In light of such differences, the ruling states, plaintiffs’ allegations that passively managed funds are available as alternatives to the actively managed funds offered in the plan “do not suffice to demonstrate imprudence.”
“In support of their asserted comparison, plaintiffs allege the passively managed funds have the same investment style or materially similar characteristics as certain actively managed funds offered in the plan,” the ruling states. “Such conclusory allegations, however, are not sufficient to state a claim for relief.”
The plaintiffs’ arguments about the use of more expensive share classes of certain investments in the Salesforce plan were met with equal skepticism, in part because the share classes in question involve revenue sharing that offsets some of the plan’s recordkeeping fees.

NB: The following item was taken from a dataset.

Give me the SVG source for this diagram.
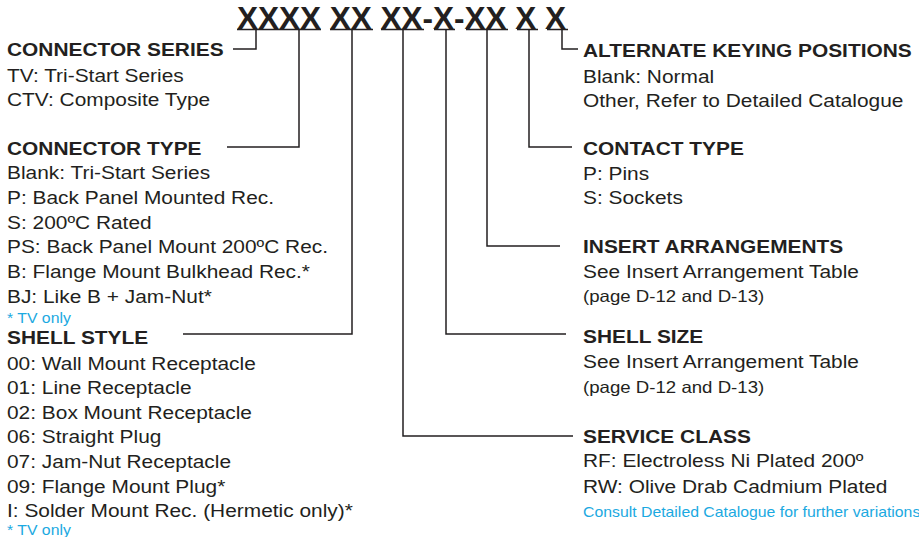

Plaintiffs in this case and others have argued that such revenue sharing is inherently imprudent, essentially because of the extra layer of complexity involved in analyzing plan expenses.
“Known as ‘revenue sharing,’ this arrangement provides an obvious, alternative explanation for why the plan did not offer the lowest-cost share class for those funds,” the ruling concludes. “Plaintiffs fail to allege any facts to support their conclusory allegation that the plan did not receive any services or benefits based on its use of more expensive share classes.”
The full text of the ruling is available here. The plaintiffs have been granted leave to amend the flaws in their complaint, with a new filing deadline of October 23.